Cramer: More reasons to avoid Europe
Jim Cramer | email@example.com
I think that a lot of it has to do with our differing political systems and central banks. I hear constant criticism of our Federal Reserve Bank and of Ben Bernanke in particular. But what is he guilty of?
Is it creating an environment in which people aren't afraid of their shadow and actually want to invest? Is it giving us confidence that he has our back if something goes wrong? Is it that he's recognized that deflation, not inflation, is the bogeyman? Is it his understanding that Europe could pull down the U.S. economy, and make the recovery so uneven that he could not afford to raise rates like so many wanted him to do?
How about the U.S. political system? We aren't crazy about it. But, let's face it, we don't see rioting in the streets. When we hear the term "Occupy Wall Street" these days, we think of an advertising campaign about a brokerage firm.
Granted, our political parties disagree over what needs to be done. The Democrats are insisting that there be some tax hikes--a responsible and easily defended position--while the Republicans insist on none, which is a reasonable position for now, given how weak the economy is. Neither is anti-business, per se (though at times Obama sure sounds like he is).

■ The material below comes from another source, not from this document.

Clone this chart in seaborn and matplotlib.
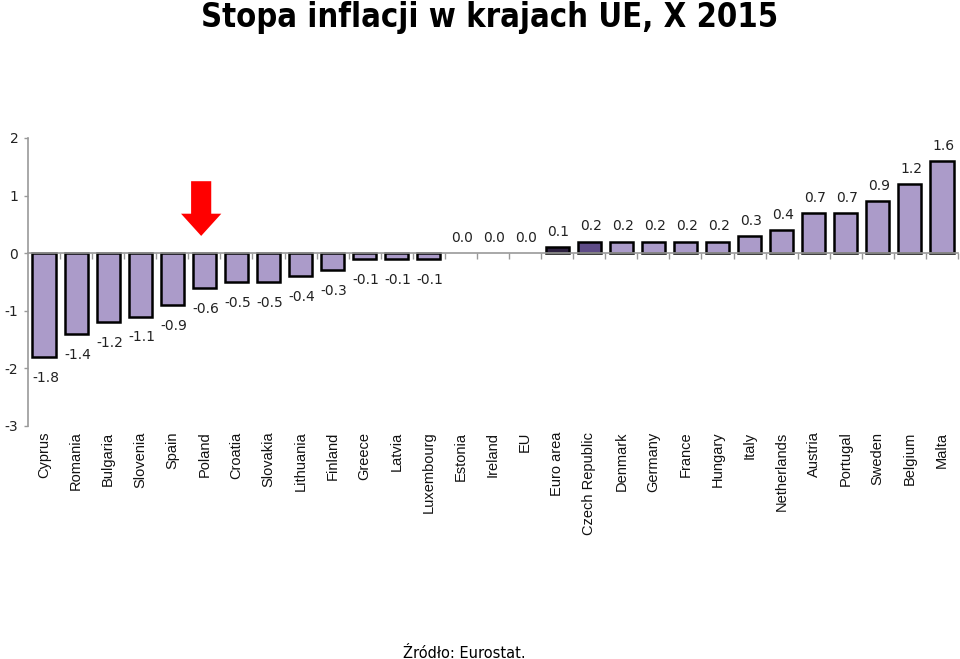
import matplotlib
matplotlib.use("Agg")
import matplotlib.pyplot as plt
import seaborn as sns

categories = ["Cyprus", "Romania", "Bulgaria", "Slovenia", "Spain", "Poland", "Croatia",
              "Slovakia", "Lithuania", "Finland", "Greece", "Latvia", "Luxembourg",
              "Estonia", "Ireland", "EU", "Euro area", "Czech Republic", "Denmark",
              "Germany", "France", "Hungary", "Italy", "Netherlands", "Austria",
              "Portugal", "Sweden", "Belgium", "Malta"]
values = [-1.8, -1.4, -1.2, -1.1, -0.9, -0.6, -0.5, -0.5, -0.4, -0.3, -0.1, -0.1, -0.1,
          0.0, 0.0, 0.0, 0.1, 0.2, 0.2, 0.2, 0.2, 0.2, 0.3, 0.4, 0.7, 0.7, 0.9, 1.2, 1.6]
highlight = "Poland"
special_colors = {"Euro area": "#2d2040", "Czech Republic": "#5e4b87"}
base_color = "#ab9bc9"
yticks = [-3, -2, -1, 0, 1, 2]

sns.set_theme(style="white")
plt.rcParams["axes.unicode_minus"] = False
plt.rcParams["font.family"] = ["DejaVu Sans"]

fig = plt.figure(figsize=(9.6, 6.59), dpi=100)
ax = fig.add_axes([28 / 960, 1 - 426 / 659, 930 / 960, 288 / 659])

palette = {c: special_colors.get(c, base_color) for c in categories}
sns.barplot(x=categories, y=values, hue=categories, palette=palette, legend=False,
            width=0.72, edgecolor="black", linewidth=1.8, saturation=1, ax=ax)
for p in ax.patches:
    if abs(p.get_height()) < 1e-9:
        p.set_linewidth(0)

n = len(categories)
ax.set_xlim(-0.5, n - 0.5)
ax.set_ylim(-3, 2)
ax.set_yticks(yticks)
ax.set_yticklabels([str(t) for t in yticks], fontsize=10, color="#222222")
ax.tick_params(axis="y", left=True, length=3, width=1, color="#999999", pad=4)
ax.set_xticks(range(n))
ax.set_xticklabels(categories, rotation=90, fontsize=10.5, family="Liberation Sans",
                   va="top", ha="center", color="#111111")
ax.tick_params(axis="x", bottom=False, length=0, pad=4)
for s in ["top", "right", "bottom"]:
    ax.spines[s].set_visible(False)
ax.spines["left"].set_color("#999999")
ax.spines["left"].set_linewidth(1.2)

# zero axis with boundary ticks
ax2 = ax.twiny()
ax2.set_xlim(ax.get_xlim())
ax2.xaxis.set_ticks_position("bottom")
ax2.spines["bottom"].set_position(("data", 0))
for s in ["top", "right", "left"]:
    ax2.spines[s].set_visible(False)
ax2.spines["bottom"].set_color("#999999")
ax2.spines["bottom"].set_linewidth(1.2)
ax2.set_xticks([i + 0.5 for i in range(n)])
ax2.set_xticklabels([])
ax2.tick_params(axis="x", bottom=True, top=False, length=4, width=1, color="#999999",
                direction="out", labelbottom=False)
ax2.set_zorder(ax.get_zorder() + 1)
ax2.patch.set_visible(False)

for i, v in enumerate(values):
    if v < 0:
        ax.annotate(f"{v:.1f}", xy=(i, v), xytext=(1, -10), textcoords="offset points",
                    ha="center", va="top", fontsize=10, color="#222222")
    else:
        ax.annotate(f"{v:.1f}", xy=(i, v), xytext=(1, 6), textcoords="offset points",
                    ha="center", va="bottom", fontsize=10, color="#222222")

hi = categories.index(highlight)
ax.annotate("", xy=(hi - 0.1, 0.30), xytext=(hi - 0.1, 1.25),
            arrowprops=dict(arrowstyle="simple,head_length=16,head_width=29,tail_width=14.5",
                            mutation_scale=1, color="#ff0000", shrinkA=0, shrinkB=0, lw=0))

fig.text(0.51, 0.999, "Stopa inflacji w krajach UE, X 2015", ha="center", va="top",
         fontsize=23.5, fontweight="bold", stretch="condensed", color="black")
fig.text(464 / 960, 1 - 653 / 659, "Źródło: Eurostat.", ha="center", va="center",
         fontsize=10.5, color="black")

fig.savefig("out.png", dpi=100)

But contrast that with Europe, where the European Central Bank inspires no confidence whatsoever. The ECB hasn't even taken back its second rate boost from last year. Unlike the U.S. Fed, in which there are many voices but only one matters, we are given to believe that many people matter in the ECB--and that they don't agree on much at all.
Really, why should there be any confidence? You have some people signaling that the euro should be broken up. Others love it. Some want bonds printed by the ECB. Others think that's preposterous. You have banks in Europe that would have been shuttered in the United States years ago for reckless lending.
This country has standards, at least. Europe has no real rules at all.
All this means that no one really knows what's going on. That produces a situation in which you don't want to put money to work, because you are afraid it will be instantly for naught. It would be better to go buy U.S. Treasuries.
Obviously, the United States is not perfect; we have tons of flaws. But when you compare us to Europe, it's night and day. I would fear having any investment confiscated over there. I would fear and imminent outbreak of class warfare.
Here we just debate the merits of private equity. And even then, we don't reach many conclusions of any gravitas.
In short, it doesn't really matter at this point how well a company is doing in Europe. The fact that it is in Europe means it is subject to these inanities--and, in the end, that's all that really counts.